A Conversation with Peter Calthorpe

Friday, February 6th, 2004

In A Conversation with Peter Calthorpe, Calthorpe makes it pretty clear that he hates what the automobile has done to society. He also makes a number of interesting points, starting with this point about suburban sprawl’s origins:

Suburban sprawl came about as a result of two major subsidies from the federal government. The first was the Federal Highway Bill which began in 1956 with the interstate system, the largest public works system in the history of mankind. The second is the single-home mortgage deduction, a huge subsidy that moves people toward single-occupancy, single-family homes. We are the only industrialized country in the world that has those deductions, and it skews the marketplace in favor of sprawl.
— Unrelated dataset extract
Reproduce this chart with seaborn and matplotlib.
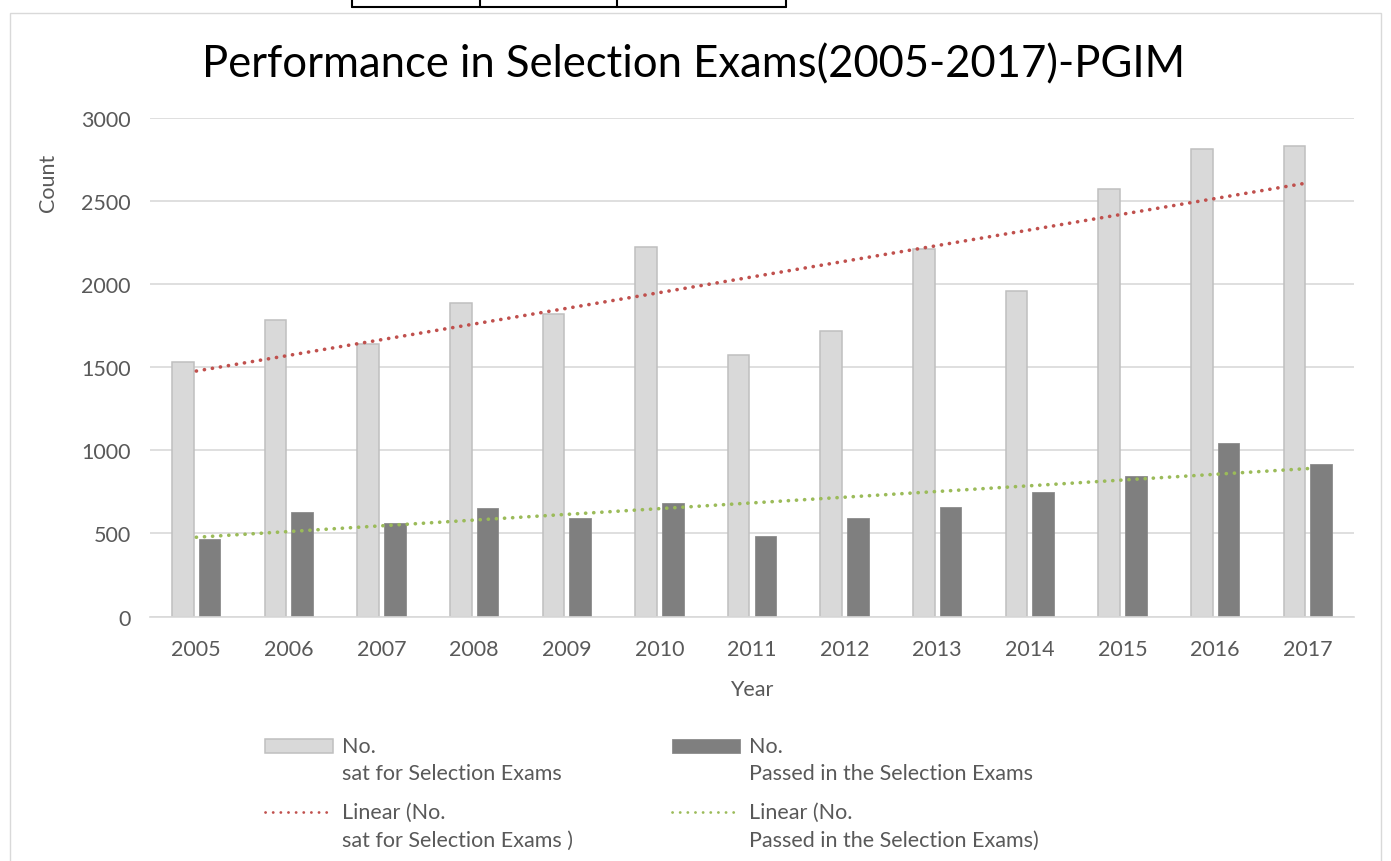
import numpy as np
import pandas as pd
import matplotlib
matplotlib.use("Agg")
import matplotlib.pyplot as plt
import seaborn as sns
from matplotlib.patches import Rectangle
from matplotlib.lines import Line2D
from matplotlib.legend_handler import HandlerBase

years = ["2005", "2006", "2007", "2008", "2009", "2010", "2011",
         "2012", "2013", "2014", "2015", "2016", "2017"]
sat = [1533, 1787, 1638, 1885, 1819, 2227, 1577, 1721, 2213, 1961, 2572, 2814, 2834]
passed = [465, 628, 566, 656, 592, 684, 482, 596, 658, 752, 848, 1044, 920]

label_sat = "No.\nsat for Selection Exams"
label_pass = "No.\nPassed in the Selection Exams"
label_sat_tr = "Linear (No.\nsat for Selection Exams )"
label_pass_tr = "Linear (No.\nPassed in the Selection Exams)"
title = "Performance in Selection Exams(2005-2017)-PGIM"
yticks = [0, 500, 1000, 1500, 2000, 2500, 3000]

sns.set_theme(style="white")
plt.rcParams["font.family"] = ["Lato", "DejaVu Sans"]

W, H = 1391, 862
fig = plt.figure(figsize=(W / 100, H / 100), dpi=100)
ax = fig.add_axes([150 / W, 1 - 617.5 / H, 1204 / W, 498.2 / H])

df = pd.DataFrame({
    "Year": years * 2,
    "Count": sat + passed,
    "Series": [label_sat] * len(years) + [label_pass] * len(years),
})
pal = {label_sat: "#D9D9D9", label_pass: "#7F7F7F"}
sns.barplot(data=df, x="Year", y="Count", hue="Series", order=years,
            hue_order=[label_sat, label_pass], palette=pal, width=0.576,
            gap=0.19, saturation=1, legend=False, errorbar=None, ax=ax, zorder=2)
for p in ax.containers[0].patches:
    p.set_edgecolor("#BFBFBF")
    p.set_linewidth(1.1)
for p in ax.containers[1].patches:
    p.set_edgecolor("#8C8C8C")
    p.set_linewidth(0.6)

idx = np.arange(len(years))
dot = (0, (0.05, 2.2))
sns.regplot(x=idx, y=np.array(sat, float), scatter=False, ci=None, truncate=True, ax=ax,
            line_kws=dict(color="#C0504D", lw=2.6, linestyle=dot,
                          dash_capstyle="round", zorder=3))
line_sat = ax.get_lines()[-1]
sns.regplot(x=idx, y=np.array(passed, float), scatter=False, ci=None, truncate=True, ax=ax,
            line_kws=dict(color="#9BBB59", lw=2.6, linestyle=dot,
                          dash_capstyle="round", zorder=3))
line_pass = ax.get_lines()[-1]

ax.set_xlim(-0.5, len(years) - 0.5)
ax.set_ylim(0, 3000)
ax.set_yticks(yticks)
ax.set_xticks(idx)
ax.set_xticklabels(years)
ax.yaxis.grid(True, color="#D9D9D9", lw=1.2, zorder=0)
ax.set_axisbelow(True)
for s in ["left", "right", "top"]:
    ax.spines[s].set_visible(False)
ax.spines["bottom"].set_color("#D9D9D9")
ax.spines["bottom"].set_linewidth(1.2)
ax.tick_params(axis="both", length=0, labelsize=15.5, labelcolor="#595959")
ax.tick_params(axis="y", pad=14)
ax.tick_params(axis="x", pad=16)
ax.set_xlabel("Year", fontsize=15.5, color="#595959")
ax.set_ylabel("Count", fontsize=15.5, color="#595959")
ax.xaxis.set_label_coords(0.5, -0.126)
ax.yaxis.set_label_coords(-0.0764, 0.872)

fig.suptitle(title, x=694 / W, y=1 - 77 / H, va="baseline",
             fontsize=31.4, color="#000000")


class ShiftHandler(HandlerBase):
    def __init__(self, shift, **kw):
        super().__init__(**kw)
        self.shift = shift

    def create_artists(self, legend, orig_handle, xdescent, ydescent,
                       width, height, fontsize, trans):
        if isinstance(orig_handle, Line2D):
            y = -ydescent + height / 2 + self.shift
            a = Line2D([-xdescent, -xdescent + width], [y, y])
            self.update_prop(a, orig_handle, legend)
            a.set_linewidth(2.0)
            a.set_linestyle((0, (0.05, 2.7)))
        else:
            a = Rectangle((-xdescent, -ydescent + self.shift), width, height)
            self.update_prop(a, orig_handle, legend)
        a.set_transform(trans)
        return [a]


handles = [ax.containers[0].patches[0], line_sat, ax.containers[1].patches[0], line_pass]
labels = [label_sat, label_sat_tr, label_pass, label_pass_tr]
hnd = ShiftHandler(10.1)
leg = fig.legend(handles, labels, ncol=2, loc="upper left",
                 bbox_to_anchor=(265 / W, 1 - 737 / H), frameon=False,
                 fontsize=15.5, handlelength=3.15, handleheight=0.6,
                 handletextpad=0.42, columnspacing=4.6, labelspacing=0.88,
                 borderpad=0, borderaxespad=0, labelcolor="#595959",
                 handler_map={Rectangle: hnd, Line2D: hnd})
for t in leg.get_texts():
    t.set_linespacing(1.46)

# chart frame
fig.add_artist(Rectangle((10 / W, -0.05), (1381 - 10) / W, 1.05 - 14 / H,
                         transform=fig.transFigure, fill=False,
                         edgecolor="#D9D9D9", lw=1.0))
# fragment of table above chart
for xx in [352, 480, 617, 786]:
    fig.add_artist(Line2D([xx / W, xx / W], [1.0, 1 - 8 / H],
                          transform=fig.transFigure, color="black", lw=1.5))
fig.add_artist(Line2D([352 / W, 786 / W], [1 - 8 / H, 1 - 8 / H],
                      transform=fig.transFigure, color="black", lw=1.5))

fig.savefig("out.png", dpi=100)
Ah, government bureaucrats making decisions:

For example, we did a proposal at Laguna West in Sacramento where we wanted to plant trees in the parking lanes. Part of the problem was that the streets were too wide. They had two parking lanes, so the on-street parking basically got used once a year during the Christmas party and the rest of the year the street looked like you could land an airplane on it. So we said, why don’t we “park” some trees in these stalls. Then you can park cars between the trees. The public works official said, “Well, you can’t do that, the cars will run into the trees.” I said, “Well, why don’t they run into the parked cars, they are in the same spot?” And very quickly he said, “Because the cars have reflectors on the back.” We finally got the trees approved by applying reflectors to the trunks, which satisfied him. But the idea of parking a tree in a street is kind of a metaphor for the whole thing. In Sacramento, new suburbs without street trees are on average ten degrees hotter throughout the summer than the old downtown which has a beautiful tree canopy. Trees have a tremendous microclimate impact, especially in hot areas. So that is an example of passive solar design on a community scale.

This description of mass transportation in the Philippines (outside of Manila) both fascinates and frightens me:

We were able to convince them to design it according to a totally different system. It’s a wonderful, ad hoc and completely unplanned bus system where each driver fights for and gets his own space and route and time and customizes his stretched Jeeps to look absolutely gorgeous. It turns out to be one of the most efficient mass transit systems on the globe, because these guys are not on anybody’s schedule. It’s not an engineering problem — they are organically at the right place at the right time because it’s their livelihood. Everybody knows each other, and they all have their own drivers and there is a whole social dimension to it. So we said, “Look, let’s build our city around this idea. This is the culture you have.”